━━ DATA SUPPLIED

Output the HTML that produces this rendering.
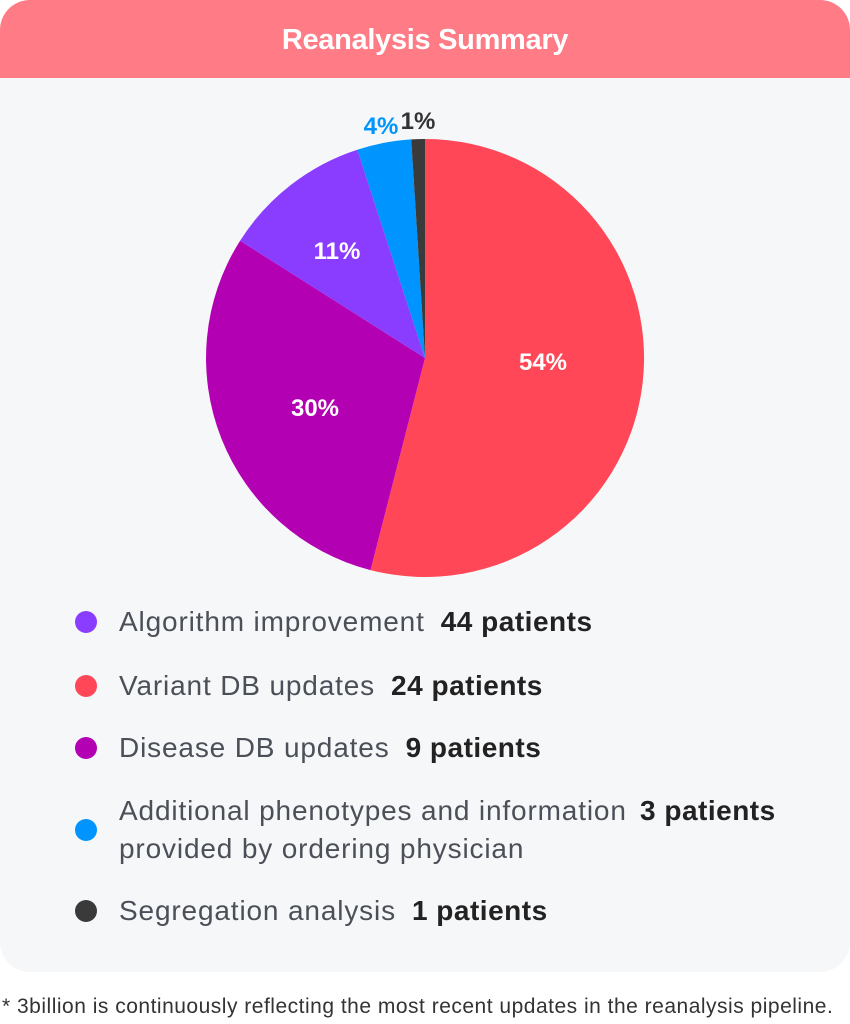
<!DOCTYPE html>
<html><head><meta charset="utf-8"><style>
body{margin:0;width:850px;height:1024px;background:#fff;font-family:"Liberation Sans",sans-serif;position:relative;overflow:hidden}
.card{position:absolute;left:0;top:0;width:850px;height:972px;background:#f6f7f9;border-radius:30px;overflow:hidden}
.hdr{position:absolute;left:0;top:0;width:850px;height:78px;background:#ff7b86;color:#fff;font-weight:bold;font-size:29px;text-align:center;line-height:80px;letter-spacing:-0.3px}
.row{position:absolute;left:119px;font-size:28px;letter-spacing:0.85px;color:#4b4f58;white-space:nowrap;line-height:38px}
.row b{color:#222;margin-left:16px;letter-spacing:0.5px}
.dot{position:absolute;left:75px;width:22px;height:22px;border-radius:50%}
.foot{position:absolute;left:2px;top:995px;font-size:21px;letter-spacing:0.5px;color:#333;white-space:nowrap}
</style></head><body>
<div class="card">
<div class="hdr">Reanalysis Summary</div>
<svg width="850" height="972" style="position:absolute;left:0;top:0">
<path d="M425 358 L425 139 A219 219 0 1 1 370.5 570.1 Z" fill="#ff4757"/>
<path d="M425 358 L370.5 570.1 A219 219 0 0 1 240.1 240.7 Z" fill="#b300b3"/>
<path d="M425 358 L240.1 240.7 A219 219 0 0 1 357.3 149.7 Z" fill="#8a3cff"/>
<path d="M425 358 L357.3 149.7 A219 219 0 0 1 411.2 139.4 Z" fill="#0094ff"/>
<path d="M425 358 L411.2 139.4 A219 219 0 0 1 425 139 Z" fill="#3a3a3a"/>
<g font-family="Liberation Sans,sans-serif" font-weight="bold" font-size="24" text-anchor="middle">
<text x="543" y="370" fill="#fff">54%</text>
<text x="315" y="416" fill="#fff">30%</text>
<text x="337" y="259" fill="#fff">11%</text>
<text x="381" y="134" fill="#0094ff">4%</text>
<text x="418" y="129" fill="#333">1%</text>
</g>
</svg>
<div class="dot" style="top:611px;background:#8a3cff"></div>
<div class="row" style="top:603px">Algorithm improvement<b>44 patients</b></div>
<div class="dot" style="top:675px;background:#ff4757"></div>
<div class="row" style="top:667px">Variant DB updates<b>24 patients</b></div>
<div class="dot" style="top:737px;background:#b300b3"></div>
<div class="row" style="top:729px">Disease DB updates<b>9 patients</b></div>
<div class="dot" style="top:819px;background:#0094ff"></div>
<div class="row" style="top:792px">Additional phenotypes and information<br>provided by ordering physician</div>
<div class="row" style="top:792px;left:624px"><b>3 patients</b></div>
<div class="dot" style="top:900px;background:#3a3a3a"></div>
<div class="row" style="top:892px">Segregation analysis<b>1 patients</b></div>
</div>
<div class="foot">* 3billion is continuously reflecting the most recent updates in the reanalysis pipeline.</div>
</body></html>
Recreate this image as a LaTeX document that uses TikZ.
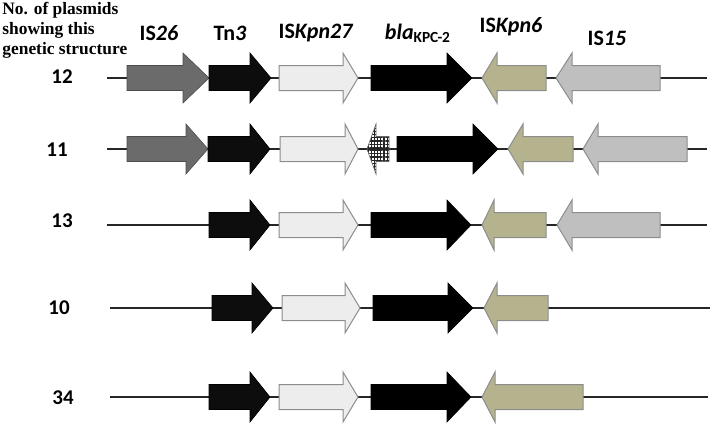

━━━━

# [PROBLEM STATEMENT]
Leave out all images, then reproduce the entries above exactly.

# [FULL SOLUTION]
Output the HTML that produces this rendering.
<!DOCTYPE html>
<html><head><meta charset="utf-8"><style>
body{margin:0;width:850px;height:1024px;background:#fff;font-family:"Liberation Sans",sans-serif;position:relative;overflow:hidden}
.card{position:absolute;left:0;top:0;width:850px;height:972px;background:#f6f7f9;border-radius:30px;overflow:hidden}
.hdr{position:absolute;left:0;top:0;width:850px;height:78px;background:#ff7b86;color:#fff;font-weight:bold;font-size:29px;text-align:center;line-height:80px;letter-spacing:-0.3px}
.row{position:absolute;left:119px;font-size:28px;letter-spacing:0.85px;color:#4b4f58;white-space:nowrap;line-height:38px}
.row b{color:#222;margin-left:16px;letter-spacing:0.5px}
.dot{position:absolute;left:75px;width:22px;height:22px;border-radius:50%}
.foot{position:absolute;left:2px;top:995px;font-size:21px;letter-spacing:0.5px;color:#333;white-space:nowrap}
</style></head><body>
<div class="card">
<div class="hdr">Reanalysis Summary</div>
<svg width="850" height="972" style="position:absolute;left:0;top:0">
<path d="M425 358 L425 139 A219 219 0 1 1 370.5 570.1 Z" fill="#ff4757"/>
<path d="M425 358 L370.5 570.1 A219 219 0 0 1 240.1 240.7 Z" fill="#b300b3"/>
<path d="M425 358 L240.1 240.7 A219 219 0 0 1 357.3 149.7 Z" fill="#8a3cff"/>
<path d="M425 358 L357.3 149.7 A219 219 0 0 1 411.2 139.4 Z" fill="#0094ff"/>
<path d="M425 358 L411.2 139.4 A219 219 0 0 1 425 139 Z" fill="#3a3a3a"/>
<g font-family="Liberation Sans,sans-serif" font-weight="bold" font-size="24" text-anchor="middle">
<text x="543" y="370" fill="#fff">54%</text>
<text x="315" y="416" fill="#fff">30%</text>
<text x="337" y="259" fill="#fff">11%</text>
<text x="381" y="134" fill="#0094ff">4%</text>
<text x="418" y="129" fill="#333">1%</text>
</g>
</svg>
<div class="dot" style="top:611px;background:#8a3cff"></div>
<div class="row" style="top:603px">Algorithm improvement<b>44 patients</b></div>
<div class="dot" style="top:675px;background:#ff4757"></div>
<div class="row" style="top:667px">Variant DB updates<b>24 patients</b></div>
<div class="dot" style="top:737px;background:#b300b3"></div>
<div class="row" style="top:729px">Disease DB updates<b>9 patients</b></div>
<div class="dot" style="top:819px;background:#0094ff"></div>
<div class="row" style="top:792px">Additional phenotypes and information<br>provided by ordering physician</div>
<div class="row" style="top:792px;left:624px"><b>3 patients</b></div>
<div class="dot" style="top:900px;background:#3a3a3a"></div>
<div class="row" style="top:892px">Segregation analysis<b>1 patients</b></div>
</div>
<div class="foot">* 3billion is continuously reflecting the most recent updates in the reanalysis pipeline.</div>
</body></html>
Recreate this image as a LaTeX document that uses TikZ.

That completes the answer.